The IFS shows that on a wide measure of the tax burden, average households are paying £970 more now than 1997, and will pay £1420 more by 2014/15 under current Labour plans.

In a country run by wise economic sages unsullied by the need to be elected, then this election, with the deficit at a record and the debt heading for a peacetime record, would be an appropriate time to abandon a pledge not to fiddle in the most straightforward way with the most important tax (income tax: £150bn out of £530bn total) in a Chancellor’s armoury.

So what will the Tories do? They must be sorely tempted to match this guarantee, but then they would face a situation where both the number 1 (income tax, £150bn) and number 2 (National Insurance, £93bn) weapons would not be available to a prospective Chancellor Osborne.
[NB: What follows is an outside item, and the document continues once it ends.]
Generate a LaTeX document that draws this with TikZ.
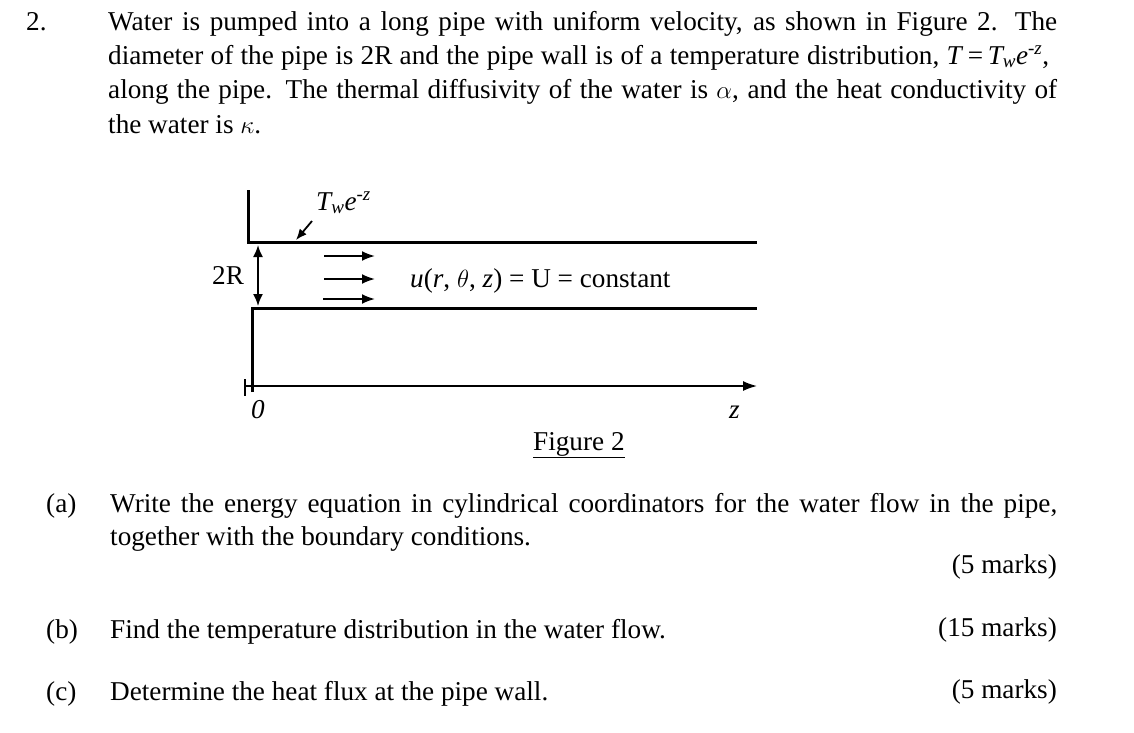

My understanding is that they won’t formally match the pledge. The current thinking is that “we’re not getting into these pledges though we can’t conceive of any scenario where we’d raise it (income tax)”.

* A lot was said about high speed rail, there’s a page in the manifesto. Guess what, it’s not coming till 2017, that’s the building work, and that is half way through the parliament after next. Trains aren’t scheduled to be leaving Euston until, wait for it, 2026. Tories think they can start in 2015.

* Lots of rhetoric about industrial activism, inspired by the export-orientated statism of the East. It might explained the five-year-plan-esque manifesto front cover. This is quite a departure from the Third Way free for all of the past 13 years, and obviously begs the question from old school industrial obsessives as to why this wasn’t started earlier.

This type of industrial strategising takes years to come off. The Cadbury’s Law is nothing of the sort, more like a beefed-up national interest test for energy and utility firms. It’s more of a Centrica’s Law.